STATED EXERCISE:
Work out the number of lines containing "this". Give that number alone.

EXERCISE DATA:

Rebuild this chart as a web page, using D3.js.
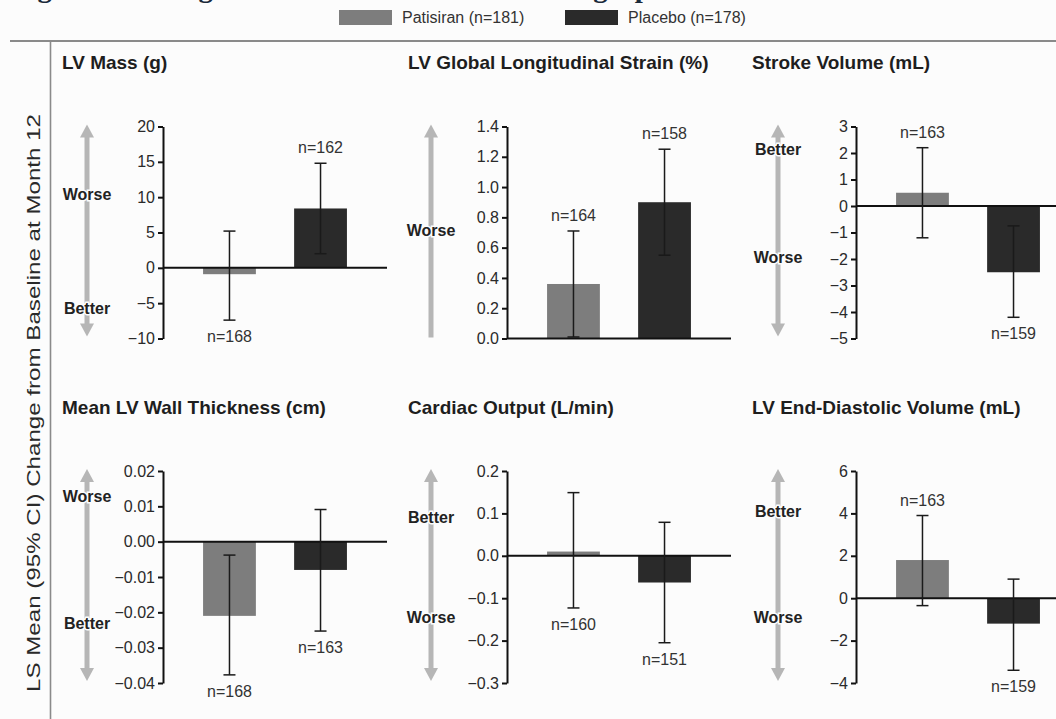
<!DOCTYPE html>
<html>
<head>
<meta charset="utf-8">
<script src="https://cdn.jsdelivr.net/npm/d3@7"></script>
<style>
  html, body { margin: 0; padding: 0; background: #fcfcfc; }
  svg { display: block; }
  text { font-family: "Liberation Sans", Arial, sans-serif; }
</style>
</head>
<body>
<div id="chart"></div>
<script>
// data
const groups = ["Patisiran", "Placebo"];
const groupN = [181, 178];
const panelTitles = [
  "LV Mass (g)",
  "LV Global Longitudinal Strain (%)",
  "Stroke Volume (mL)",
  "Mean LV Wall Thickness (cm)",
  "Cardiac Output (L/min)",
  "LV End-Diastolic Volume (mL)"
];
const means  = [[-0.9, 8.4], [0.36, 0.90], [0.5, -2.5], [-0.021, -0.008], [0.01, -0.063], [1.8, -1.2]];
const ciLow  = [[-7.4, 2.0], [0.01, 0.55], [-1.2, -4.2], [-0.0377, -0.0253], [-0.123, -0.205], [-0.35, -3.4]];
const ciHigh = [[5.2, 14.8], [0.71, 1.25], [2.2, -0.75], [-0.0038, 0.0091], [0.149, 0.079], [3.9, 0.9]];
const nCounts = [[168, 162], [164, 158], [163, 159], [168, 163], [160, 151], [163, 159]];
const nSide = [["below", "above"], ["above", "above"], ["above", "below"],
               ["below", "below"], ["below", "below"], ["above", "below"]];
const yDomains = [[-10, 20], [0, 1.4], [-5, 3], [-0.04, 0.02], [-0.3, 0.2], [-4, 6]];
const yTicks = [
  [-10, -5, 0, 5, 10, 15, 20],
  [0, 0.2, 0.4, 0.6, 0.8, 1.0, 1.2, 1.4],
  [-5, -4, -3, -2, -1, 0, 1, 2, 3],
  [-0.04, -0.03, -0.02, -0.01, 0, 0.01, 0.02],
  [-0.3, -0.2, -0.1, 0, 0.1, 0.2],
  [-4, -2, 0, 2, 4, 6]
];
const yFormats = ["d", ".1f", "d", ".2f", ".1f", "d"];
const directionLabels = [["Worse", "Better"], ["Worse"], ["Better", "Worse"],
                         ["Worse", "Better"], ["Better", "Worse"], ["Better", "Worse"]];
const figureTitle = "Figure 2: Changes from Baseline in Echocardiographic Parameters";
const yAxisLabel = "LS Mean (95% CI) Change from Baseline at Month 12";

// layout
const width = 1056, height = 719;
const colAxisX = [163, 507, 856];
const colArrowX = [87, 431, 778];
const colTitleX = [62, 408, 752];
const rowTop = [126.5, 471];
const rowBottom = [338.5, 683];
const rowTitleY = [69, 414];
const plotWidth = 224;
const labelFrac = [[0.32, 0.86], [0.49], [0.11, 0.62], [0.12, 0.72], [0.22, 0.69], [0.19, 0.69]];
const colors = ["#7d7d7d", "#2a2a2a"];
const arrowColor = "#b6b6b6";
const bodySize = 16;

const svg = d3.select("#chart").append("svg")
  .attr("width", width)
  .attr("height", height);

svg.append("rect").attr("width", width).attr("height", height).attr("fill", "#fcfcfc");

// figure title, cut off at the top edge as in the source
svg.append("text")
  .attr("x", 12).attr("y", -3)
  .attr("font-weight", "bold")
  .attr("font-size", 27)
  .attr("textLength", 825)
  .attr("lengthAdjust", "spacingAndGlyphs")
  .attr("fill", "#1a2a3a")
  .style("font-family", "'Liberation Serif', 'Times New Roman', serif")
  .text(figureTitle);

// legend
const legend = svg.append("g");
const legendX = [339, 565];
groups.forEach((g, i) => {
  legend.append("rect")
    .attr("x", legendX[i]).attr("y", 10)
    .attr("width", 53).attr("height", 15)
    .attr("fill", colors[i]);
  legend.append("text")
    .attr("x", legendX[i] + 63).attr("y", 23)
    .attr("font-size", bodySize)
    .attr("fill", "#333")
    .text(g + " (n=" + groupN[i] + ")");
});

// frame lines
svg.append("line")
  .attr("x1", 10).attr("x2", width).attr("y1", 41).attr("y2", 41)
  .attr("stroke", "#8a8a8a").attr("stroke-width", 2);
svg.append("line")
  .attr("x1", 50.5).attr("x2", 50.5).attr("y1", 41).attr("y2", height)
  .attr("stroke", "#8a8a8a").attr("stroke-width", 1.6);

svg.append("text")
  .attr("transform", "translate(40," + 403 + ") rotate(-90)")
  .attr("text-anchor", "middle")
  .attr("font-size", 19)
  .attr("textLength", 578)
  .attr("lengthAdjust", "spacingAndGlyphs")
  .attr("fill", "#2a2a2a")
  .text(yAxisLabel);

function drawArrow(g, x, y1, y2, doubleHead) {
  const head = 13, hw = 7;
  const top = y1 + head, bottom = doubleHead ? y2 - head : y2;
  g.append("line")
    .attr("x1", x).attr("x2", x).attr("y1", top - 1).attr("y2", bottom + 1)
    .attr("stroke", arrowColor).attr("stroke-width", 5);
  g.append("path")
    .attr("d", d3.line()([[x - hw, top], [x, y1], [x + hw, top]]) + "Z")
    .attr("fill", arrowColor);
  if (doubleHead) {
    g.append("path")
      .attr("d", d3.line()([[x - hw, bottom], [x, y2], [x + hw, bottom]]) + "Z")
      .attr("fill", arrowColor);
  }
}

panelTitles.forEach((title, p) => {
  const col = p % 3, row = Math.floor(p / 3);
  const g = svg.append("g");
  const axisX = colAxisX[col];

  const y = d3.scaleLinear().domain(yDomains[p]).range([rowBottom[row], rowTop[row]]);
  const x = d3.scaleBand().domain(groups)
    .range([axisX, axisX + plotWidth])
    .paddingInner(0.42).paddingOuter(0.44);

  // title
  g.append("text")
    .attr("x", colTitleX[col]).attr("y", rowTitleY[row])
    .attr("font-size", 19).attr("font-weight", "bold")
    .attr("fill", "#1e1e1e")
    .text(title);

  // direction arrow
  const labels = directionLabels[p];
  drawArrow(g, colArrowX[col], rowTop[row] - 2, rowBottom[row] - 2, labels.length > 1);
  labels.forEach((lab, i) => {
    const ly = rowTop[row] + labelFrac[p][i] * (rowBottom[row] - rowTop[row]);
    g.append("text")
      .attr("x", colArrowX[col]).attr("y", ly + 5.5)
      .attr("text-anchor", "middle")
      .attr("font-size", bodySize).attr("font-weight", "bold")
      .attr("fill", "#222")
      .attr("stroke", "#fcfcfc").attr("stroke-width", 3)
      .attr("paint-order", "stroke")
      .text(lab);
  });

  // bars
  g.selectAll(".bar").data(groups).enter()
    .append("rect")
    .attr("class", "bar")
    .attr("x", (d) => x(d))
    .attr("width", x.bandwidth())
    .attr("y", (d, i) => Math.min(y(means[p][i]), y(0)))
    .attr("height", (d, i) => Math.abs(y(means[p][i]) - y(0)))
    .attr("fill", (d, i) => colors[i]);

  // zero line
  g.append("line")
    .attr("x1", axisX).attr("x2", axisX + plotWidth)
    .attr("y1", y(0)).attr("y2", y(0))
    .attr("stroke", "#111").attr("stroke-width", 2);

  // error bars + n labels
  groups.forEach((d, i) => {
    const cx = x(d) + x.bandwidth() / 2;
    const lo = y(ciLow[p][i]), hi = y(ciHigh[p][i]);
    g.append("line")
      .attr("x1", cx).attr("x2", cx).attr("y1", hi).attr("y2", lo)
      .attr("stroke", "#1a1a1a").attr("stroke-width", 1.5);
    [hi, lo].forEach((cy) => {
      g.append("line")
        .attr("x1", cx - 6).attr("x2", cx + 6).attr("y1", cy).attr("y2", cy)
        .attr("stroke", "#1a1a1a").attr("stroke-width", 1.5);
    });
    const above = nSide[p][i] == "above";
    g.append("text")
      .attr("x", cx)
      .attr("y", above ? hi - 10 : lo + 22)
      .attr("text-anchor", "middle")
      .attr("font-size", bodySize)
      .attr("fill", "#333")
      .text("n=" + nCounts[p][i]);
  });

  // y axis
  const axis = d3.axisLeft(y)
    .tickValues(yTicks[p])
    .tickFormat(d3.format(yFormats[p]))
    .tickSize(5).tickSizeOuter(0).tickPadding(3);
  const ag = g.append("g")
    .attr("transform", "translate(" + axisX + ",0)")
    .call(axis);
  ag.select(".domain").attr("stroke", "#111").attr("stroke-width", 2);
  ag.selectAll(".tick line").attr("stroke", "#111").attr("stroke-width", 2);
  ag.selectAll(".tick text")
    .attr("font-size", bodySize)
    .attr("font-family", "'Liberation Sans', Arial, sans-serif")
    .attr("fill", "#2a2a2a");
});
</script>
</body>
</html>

---

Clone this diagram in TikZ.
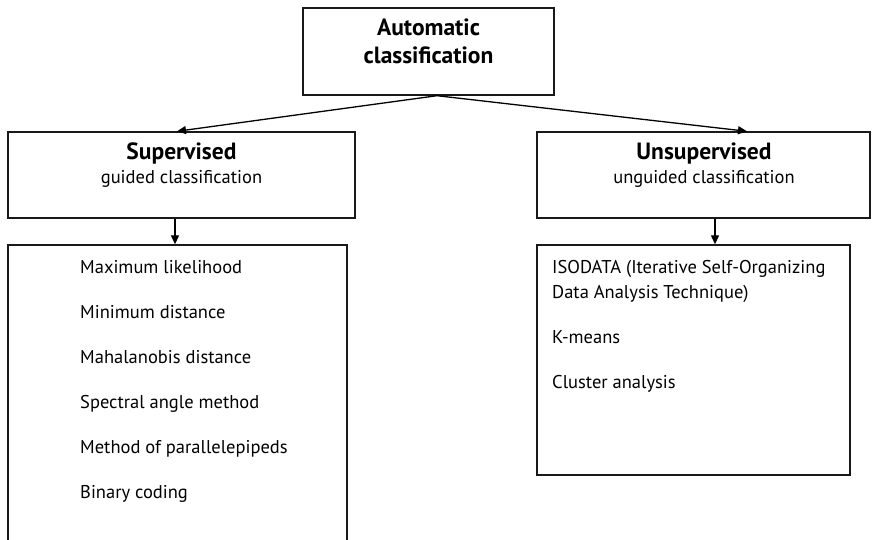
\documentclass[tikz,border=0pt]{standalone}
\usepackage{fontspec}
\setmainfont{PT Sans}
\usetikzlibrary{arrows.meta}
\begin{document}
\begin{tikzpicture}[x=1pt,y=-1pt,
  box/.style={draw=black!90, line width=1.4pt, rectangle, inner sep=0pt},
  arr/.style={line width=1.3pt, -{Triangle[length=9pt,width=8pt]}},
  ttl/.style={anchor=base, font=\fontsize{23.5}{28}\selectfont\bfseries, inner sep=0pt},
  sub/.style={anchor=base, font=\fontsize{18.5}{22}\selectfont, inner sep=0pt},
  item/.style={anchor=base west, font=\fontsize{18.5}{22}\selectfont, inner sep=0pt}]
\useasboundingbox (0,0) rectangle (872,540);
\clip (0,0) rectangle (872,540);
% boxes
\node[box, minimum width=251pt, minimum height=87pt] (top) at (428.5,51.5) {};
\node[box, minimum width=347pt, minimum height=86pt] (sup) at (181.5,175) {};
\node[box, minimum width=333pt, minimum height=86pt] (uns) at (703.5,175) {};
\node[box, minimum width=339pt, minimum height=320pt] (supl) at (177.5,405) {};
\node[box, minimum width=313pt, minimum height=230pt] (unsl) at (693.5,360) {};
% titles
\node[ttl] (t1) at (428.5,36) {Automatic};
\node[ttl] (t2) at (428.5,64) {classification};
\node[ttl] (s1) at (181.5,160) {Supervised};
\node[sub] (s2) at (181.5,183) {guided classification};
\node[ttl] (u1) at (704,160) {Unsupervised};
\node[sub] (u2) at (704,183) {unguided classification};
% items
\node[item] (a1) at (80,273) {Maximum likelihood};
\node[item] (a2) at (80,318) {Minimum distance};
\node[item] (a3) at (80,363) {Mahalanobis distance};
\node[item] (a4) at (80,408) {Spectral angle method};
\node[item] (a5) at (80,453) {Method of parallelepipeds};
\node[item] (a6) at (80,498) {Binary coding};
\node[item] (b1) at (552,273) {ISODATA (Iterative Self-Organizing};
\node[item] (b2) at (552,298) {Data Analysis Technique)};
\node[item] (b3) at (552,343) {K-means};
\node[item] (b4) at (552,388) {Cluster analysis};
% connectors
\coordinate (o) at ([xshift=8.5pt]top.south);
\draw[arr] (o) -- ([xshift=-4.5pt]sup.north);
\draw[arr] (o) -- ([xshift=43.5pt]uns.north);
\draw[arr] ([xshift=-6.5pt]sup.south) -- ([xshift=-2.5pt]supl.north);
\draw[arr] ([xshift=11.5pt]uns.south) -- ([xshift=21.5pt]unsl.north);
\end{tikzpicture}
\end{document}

WRITTEN SOLUTION:
2